The weight of this responsibility is felt in the quiet planning rooms where Fiji’s cultural custodians meet with tourism officials. For Yabaki, the importance of the 2026 gathering lies in the transmission of knowledge that cannot be found in books—the precise tension of a drum skin, the specific geometry of a woven textile, and the ancestral stories carried in the 1,300 distinct languages of the Melanesian Spearhead Group nations. In the Arts Village at Pacific Harbour, one can already hear the rhythmic thud of meke performers’ feet against the earth, a sensory reminder of the living archive they seek to protect.

This eighth edition of the festival will draw together artists from Papua New Guinea, the Solomon Islands, Vanuatu, and New Caledonia. It is a logistical feat that requires as much diplomatic tact as it does cultural passion. Beyond the music and the pageantry, the event operates under a formal treaty designed to prevent the unauthorized commercial exploitation of indigenous symbols, from the sacred patterns of body tattoos to the intricate carvings of ceremonial masks.

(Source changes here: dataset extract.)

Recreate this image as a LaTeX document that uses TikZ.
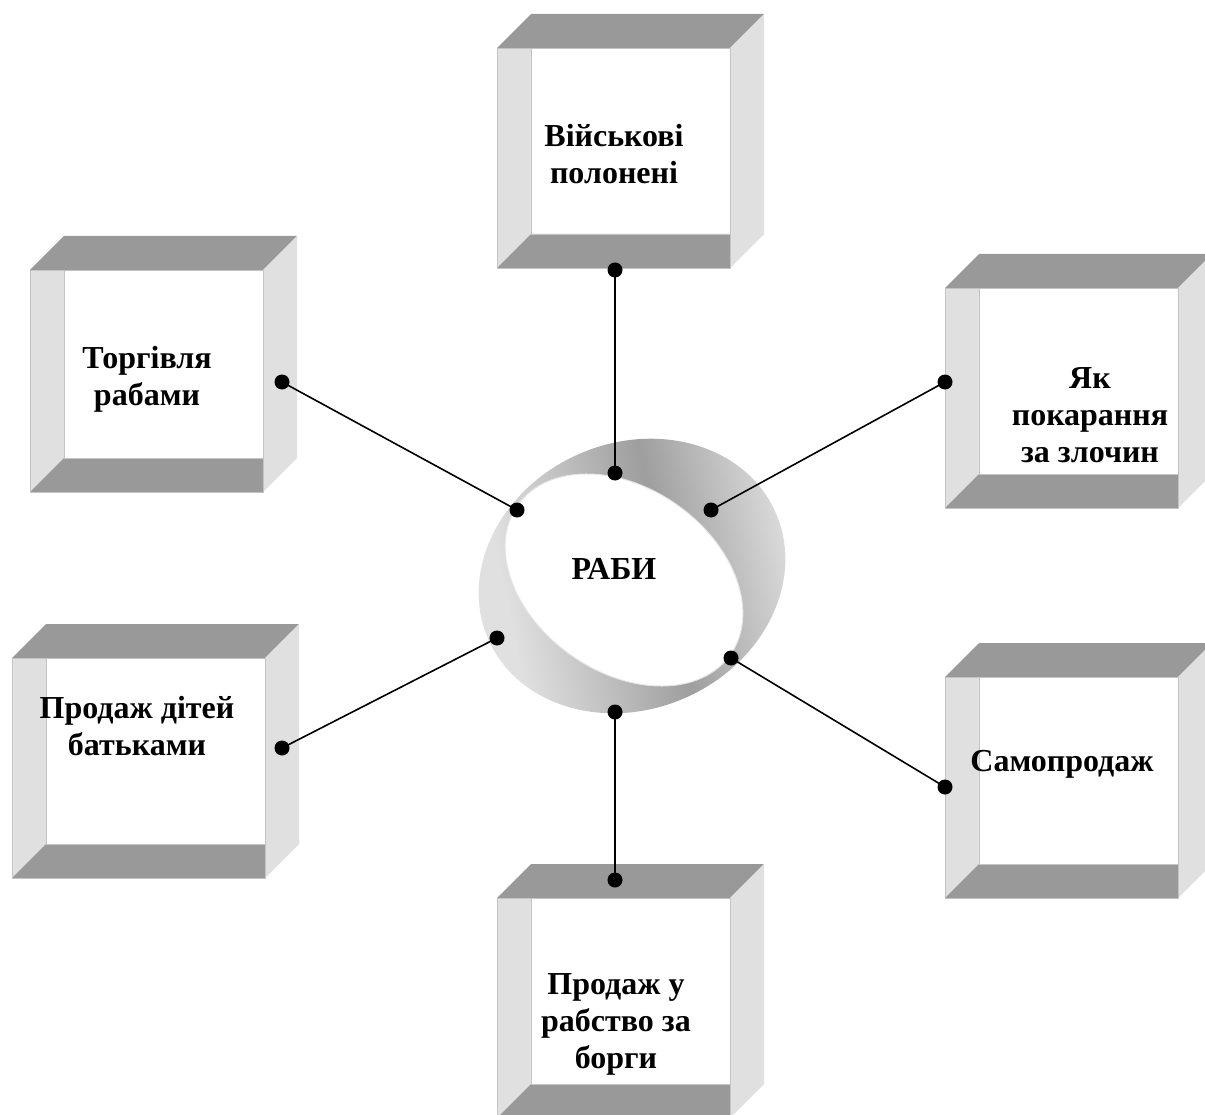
\documentclass[tikz,border=0pt]{standalone}
\usepackage{fontspec}
\setmainfont{Liberation Serif}
\definecolor{cubedark}{HTML}{999999}
\definecolor{cubelight}{HTML}{E0E0E0}
\definecolor{cubeedge}{HTML}{C4C4C4}
\definecolor{ringlight}{HTML}{E0E0E0}
\definecolor{ringmid}{HTML}{C2C2C2}
\definecolor{ringdark}{HTML}{9E9E9E}
\pgfdeclarehorizontalshading{ringshade}{100bp}{color(0bp)=(ringlight); color(25bp)=(ringlight); color(31bp)=(ringlight); color(42bp)=(ringmid); color(55bp)=(ringdark); color(66bp)=(ringmid); color(75bp)=(ringlight); color(100bp)=(ringlight)}
\tikzset{
  cubedarkface/.style={fill=cubedark},
  cubelightface/.style={fill=cubelight},
  cubeline/.style={draw=cubeedge, line width=0.8pt},
  lbl/.style={font=\fontsize{32}{37}\selectfont\bfseries, align=center, inner sep=0pt},
  link/.style={line width=1.6pt, draw=black},
  joint/.style={fill=black}
}
% #1 x0, #2 front top y, #3 x1, #4 front bottom y, #5 depth
\newcommand\opencube[5]{%
  \fill[cubelightface] (#1,#2) rectangle (#1+#5,#4);
  \fill[cubedarkface] (#1,#4) -- (#1+#5,#4-#5) -- (#3,#4-#5) -- (#3,#4) -- cycle;
  \fill[cubedarkface] (#1,#2) -- (#1+#5,#2-#5) -- (#3+#5,#2-#5) -- (#3,#2) -- cycle;
  \fill[cubelightface] (#3,#2) -- (#3+#5,#2-#5) -- (#3+#5,#4-#5) -- (#3,#4) -- cycle;
  \draw[cubeline] (#1,#2) rectangle (#3,#4);
  \draw[cubeline] (#1+#5,#2) -- (#1+#5,#4-#5) -- (#3,#4-#5);
}
\begin{document}
\begin{tikzpicture}[x=1pt,y=-1pt]
\useasboundingbox[fill=white] (0,0) rectangle (1205,1115);

% boxes
\opencube{497}{48}{730}{268}{34}
\opencube{30}{270}{263}{492}{34}
\opencube{945}{288}{1178}{508}{34}
\opencube{12}{658}{265}{878}{34}
\opencube{945}{677}{1178}{898}{34}
\opencube{497}{898}{730}{1118}{34}

% ring
\shade[shading=ringshade, shading angle=12, rotate around={24:(632,576)}] (632,576) ellipse [x radius=157pt, y radius=133pt];
\fill[white, rotate around={-35:(624,580)}] (624,580) ellipse [x radius=130pt, y radius=92pt];
\draw[white!80!gray, line width=1pt, rotate around={-35:(624,580)}] (624,580) ellipse [x radius=130pt, y radius=92pt];

% labels
\node[lbl] (raby) at (614,569) {РАБИ};
\node[lbl] (tv) at (614,154) {Військові\\полонені};
\node[lbl] (tt) at (147,379) {Торгівля\\рабами};
\node[lbl] (tk) at (1090,415) {Як\\покарання\\за злочин};
\node[lbl] (tp) at (137,726) {Продаж дітей\\батьками};
\node[lbl] (ts) at (1062,764) {Самопродаж};
\node[lbl] (tb) at (616,1024) {Продаж у\\рабство за\\борги};

% joints
\coordinate (a1) at (615,270);  \coordinate (b1) at (615,473);
\coordinate (a2) at (282,382);  \coordinate (b2) at (517,510);
\coordinate (a3) at (945,382);  \coordinate (b3) at (711,510);
\coordinate (a4) at (282,748);  \coordinate (b4) at (497,638);
\coordinate (a5) at (945,787);  \coordinate (b5) at (731,658);
\coordinate (a6) at (615,880);  \coordinate (b6) at (615,712);

\foreach \i in {1,...,6}{
  \draw[link] (a\i) -- (b\i);
  \fill[joint] (a\i) circle[radius=7.5pt];
  \fill[joint] (b\i) circle[radius=7.5pt];
}
\end{tikzpicture}
\end{document}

The intersection of the ancient and the modern is most visible in the arrival of the delegations. Because the artists travel with raw organic materials—untreated pandanus leaves for weaving, the feathers of the bird of paradise, and sacred woods—they must work closely with biosecurity authorities. These fragile items, often used as traditional currency like the curved pig tusks of Vanuatu, undergo careful inspection to ensure the protection of the host islands' ecosystems. It is a necessary friction, ensuring that the physical fragments of a culture are preserved as meticulously as the songs they accompany.

As the festival draws nearer, the focus remains on the "cultural talanoa"—the dialogue between generations. Yabaki and his colleagues are not merely planning a series of performances; they are securing a space where the youth of the Pacific can see their identity reflected in the eyes of their neighbors, ensuring that the thread of Melanesian creativity remains unbroken.